Da die USA nicht mehr von allen Ratingagenturen mit der Bestnote bewertet werden, wächst die Sorge, dass Investoren verstärkt nach Alternativen suchen. Aber auch andere Länder haben mit steigenden Schuldenständen zu kämpfen. Deutsche Bundesanleihen profitierten bereits von der Unsicherheit an den Finanzmärkten - der Renditeanstieg fiel zuletzt geringer aus als in den USA. Die schwache konjunkturelle Entwicklung, strukturelle Probleme, demografische Herausforderungen und steigende Energiepreise belasten jedoch den Ausblick für die deutsche Staatsverschuldung. Auch in der Eurozone steigt die Verschuldung stark an, so dass Anleihen aus dem Euroraum kaum eine Alternative zu den US-Staatsanleihen darstellen. Großbritannien verfügt nicht mehr durchgängig über ein AAA-Rating und leidet ebenfalls unter einem hohen Schuldenberg. Anderen staatlichen Emittenten wie Kanada, Australien, Schweden, Dänemark oder Norwegen mangelt es an Markttiefe und Liquidität.

 

Dennoch hat sich die Gläubigerstruktur am US-Staatsanleihemarkt in den letzten Jahren bereits deutlich verändert. Bis 2015 waren offizielle Investoren aus dem Ausland (vor allem Zentralbanken) die größten Halter von US-Treasuries. Seit 2015 ist jedoch ein gegenläufiger Trend zu beobachten. Der Rückzug der Zentralbanken aus dem US-Treasury-Markt trifft mit dem Rückzug der Fed seit Mitte 2022 zusammen - und verläuft damit im Gleichschritt mit dem starken Anstieg der US-Renditen.
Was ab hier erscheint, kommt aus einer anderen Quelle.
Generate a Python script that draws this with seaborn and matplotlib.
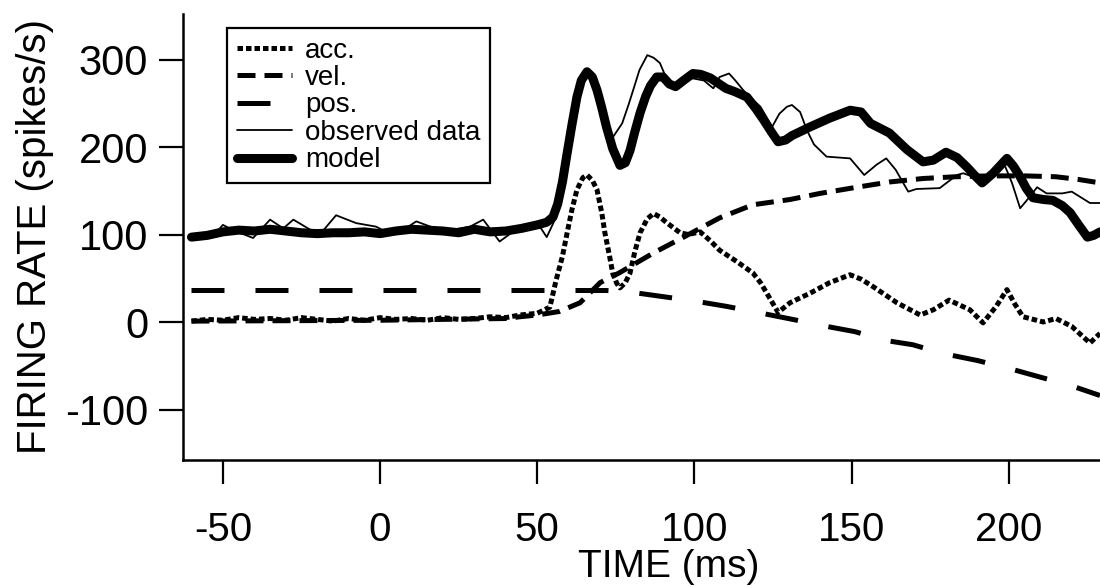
import numpy as np
import pandas as pd
import matplotlib
matplotlib.use('Agg')
import matplotlib.pyplot as plt
import seaborn as sns

sns.set_style('white')
plt.rcParams['font.family'] = ['Liberation Sans', 'DejaVu Sans']
plt.rcParams['axes.unicode_minus'] = False
plt.rcParams['text.color'] = 'black'
plt.rcParams['axes.labelcolor'] = 'black'

# observed firing rate (spikes/s)
obs_t = [-60, -53, -50, -46.8, -40.4, -35, -30.8, -27.6, -22, -18, -14, -7.6, -1.3, 3, 7.3,
         11.5, 16, 22, 28.6, 32.8, 38, 43, 48.7, 51, 53, 56, 58, 59.5, 61, 62.6, 64.2, 65.8,
         67.5, 69, 70.5, 72, 74, 77, 79, 80.5, 82.5, 85, 87, 89, 91, 94, 96, 98.6, 103, 106,
         108, 111, 113, 115.5, 118, 121, 124.7, 127, 129.4, 131, 133.6, 135.8, 138, 142, 149.5,
         154, 158, 161, 164, 168, 170.6, 178, 183.5, 185.5, 188.6, 192, 195, 198, 201, 203.6,
         205.7, 209, 212, 217, 220, 225.8, 229]
obs_r = [98, 99, 111, 105, 96, 117, 107, 117, 105, 105, 122, 113, 109, 101, 105,
         115, 109, 105, 109, 117, 92, 105, 113, 108, 97, 120, 160, 193, 228, 257, 278, 286,
         278, 262, 242, 225, 211, 227, 248, 265, 288, 305, 302, 296, 279, 269, 272, 279, 276, 267,
         280, 284, 276, 265, 256, 246, 223, 238, 246, 248, 240, 219, 203, 189, 187,
         168, 180, 187, 174, 149, 152, 153, 168, 170, 166, 160, 170, 185, 159, 130,
         139, 154, 147, 147, 149, 136, 136]

# model prediction
mod_t = [-60, -55, -50, -45, -40, -35, -30, -25, -20, -15, -10, -5, 0, 5, 10, 15, 20, 25,
         30, 35, 40, 45, 50, 53, 55, 56.5, 58, 59.5, 61, 62.6, 64, 65.8, 67.5, 69, 70.5, 72,
         74, 76.3, 78, 79.5, 81, 82.7, 84.5, 86, 88, 90, 92, 94, 96.5, 99.5, 102, 105, 110,
         113, 116.7, 119.5, 122, 124.5, 126.6, 129, 131, 136.8, 143, 149.5, 153, 156, 162,
         167.6, 172.7, 176, 180, 183.5, 186.7, 189, 191.5, 195, 199.4, 201.5, 203.6, 205.5,
         207.7, 211, 214, 217, 219.5, 222, 225, 227, 229]
mod_r = [97, 99, 103, 105, 104, 106, 104, 102, 101, 102, 102, 103, 101, 104, 106, 105, 104, 102,
         106, 103, 104, 107, 111, 114, 120, 135, 160, 193, 225, 257, 276, 286, 280, 265, 245, 223,
         198, 179, 182, 196, 217, 239, 258, 270, 280, 280, 272, 269, 276, 284, 283, 279, 267,
         263, 257, 244, 231, 217, 206, 208, 213, 223, 233, 242, 240, 227, 216,
         197, 183, 185, 194, 188, 177, 168, 159, 170, 187, 178, 166, 153,
         142, 140, 139, 133, 125, 112, 97, 99, 103]

# acceleration component
acc_t = [-60, -55, -50, -45, -40, -35, -30, -25, -20, -15, -10, -5, 0, 5, 10, 15, 20, 25, 30,
         35, 40, 44.5, 50, 54, 56, 58, 59.5, 61, 62.6, 64.5, 65.8, 67.5, 69, 70.5, 71.5, 73, 74,
         75.3, 76.3, 78, 79.5, 81, 82.7, 85, 87, 89, 91, 95.4, 98, 101.8, 105, 108, 113.5,
         118.6, 121, 123, 126.6, 130.4, 136.8, 143, 149.5, 153, 157, 164.4, 171.8, 176, 181,
         187.6, 191.8, 196, 199.4, 202, 204.5, 211, 215, 220, 225.8, 229]
acc_r = [1, 3, 2, 5, 3, 4, 2, 5, 3, 1, 4, 2, 5, 3, 4, 2, 5, 3, 4,
         6, 5, 8, 10, 17, 48, 75, 102, 128, 151, 165, 168, 162, 151, 125, 102, 75, 56,
         44, 39, 45, 56, 80, 102, 118, 124, 120, 114, 102, 100, 103, 93, 82, 69,
         56, 45, 33, 11, 22, 33, 45, 54, 49, 40, 22, 8, 14, 25,
         14, -1, 18, 37, 20, 6, 0, 4, -5, -24, -13]

# velocity component
vel_t = [-60, 0, 40, 44.5, 50, 57, 63.6, 70, 76, 87, 97.6, 108, 118.6, 130.4, 140,
         151.6, 162, 172.7, 183, 193.8, 205, 215, 222, 229]
vel_r = [1, 2, 4, 6, 8, 12, 22, 45, 56, 79, 99, 119, 134, 140, 147,
         154, 160, 164, 166, 167, 167, 166, 163, 159]

# position component
pos_t = [-60, 0, 50, 72, 80, 90, 100, 110, 120, 132.6, 142, 151, 160.6, 169.5, 179,
         190, 200, 210, 220, 229]
pos_r = [36, 36, 36, 36, 34, 29, 24, 18, 11, 2, -5, -11, -21, -26, -36,
         -44, -53, -63, -73, -84]

fig = plt.figure(figsize=(11, 5.87), dpi=100)
ax = fig.add_axes([183 / 1100, 1 - 460 / 587, 1 - 183 / 1100, 446 / 587])

sns.lineplot(x=acc_t, y=acc_r, ax=ax, color='black', lw=3.6, linestyle=(0, (1.1, 0.6)),
             label='acc.', estimator=None)
sns.lineplot(x=vel_t, y=vel_r, ax=ax, color='black', lw=3.6, linestyle=(0, (3.6, 1.8)),
             label='vel.', estimator=None)
sns.lineplot(x=pos_t, y=pos_r, ax=ax, color='black', lw=3.6, linestyle=(0, (6.6, 6.2)),
             label='pos.', estimator=None)
sns.lineplot(x=obs_t, y=obs_r, ax=ax, color='black', lw=1.3, label='observed data',
             estimator=None)
sns.lineplot(x=mod_t, y=mod_r, ax=ax, color='black', lw=6.5, label='model', estimator=None)
for ln in ax.get_lines():
    ln.set_solid_joinstyle('round')
    ln.set_solid_capstyle('round')

ax.set_xlim(-62.7, 229)
ax.set_ylim(-157.7, 352)
ax.set_xticks([-50, 0, 50, 100, 150, 200])
ax.set_yticks([-100, 0, 100, 200, 300])
ax.tick_params(axis='both', direction='out', length=17, width=1.6, labelsize=30,
               colors='black', left=True, bottom=True)
ax.tick_params(axis='x', pad=20, labelsize=29)
ax.tick_params(axis='y', pad=8)
for s in ['top', 'right']:
    ax.spines[s].set_visible(False)
for s in ['left', 'bottom']:
    ax.spines[s].set_color('black')
    ax.spines[s].set_linewidth(1.8)

ax.set_xlabel('TIME (ms)', fontsize=28, color='black')
ax.set_ylabel('FIRING RATE (spikes/s)', fontsize=29, color='black')
ax.xaxis.set_label_coords((669 - 183) / 917, -(549 - 460) / 446)
ax.yaxis.set_label_coords(-(183 - 54) / 917, 0.5)

leg = ax.legend(loc='upper left', bbox_to_anchor=(227 / 1100, 1 - 28 / 587),
                bbox_transform=fig.transFigure, fontsize=20, frameon=True, fancybox=False,
                framealpha=1, edgecolor='black', labelspacing=0.05, handlelength=2.0,
                handletextpad=0.45, borderpad=0.35, borderaxespad=0)
leg.get_frame().set_linewidth(1.6)
for t in leg.get_texts():
    t.set_color('black')

fig.savefig('out.png', dpi=100)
Aber: Privatanleger in den USA haben in den letzten 1-2 Jahren ihre Investitionen in US-Staatsanleihen deutlich ausgeweitet. Steigende Renditen haben bisher genügend private Nachfrage nach US-Staatsanleihen generiert, um den Rückzug der Fed zu kompensieren.

 

Zusammenfassend lässt sich sagen, dass die USA mit einer wachsenden Verschuldung und einer sich verändernden Gläubigerstruktur konfrontiert sind. Private Investoren spielen eine immer wichtigere Rolle, während öffentliche Investoren aus dem In- und Ausland an Bedeutung verloren haben. Dies hat Auswirkungen auf die Nachfrage nach US-Staatsanleihen und könnte längerfristig zu Veränderungen der US-Renditen führen. Kurzfristig erwarten wir eine Abschwächung der konjunkturellen Dynamik in den USA, was Spekulationen über Zinssenkungen der US-Notenbank im kommenden Jahr nähren und den jüngsten Renditeanstieg vorerst bremsen dürfte.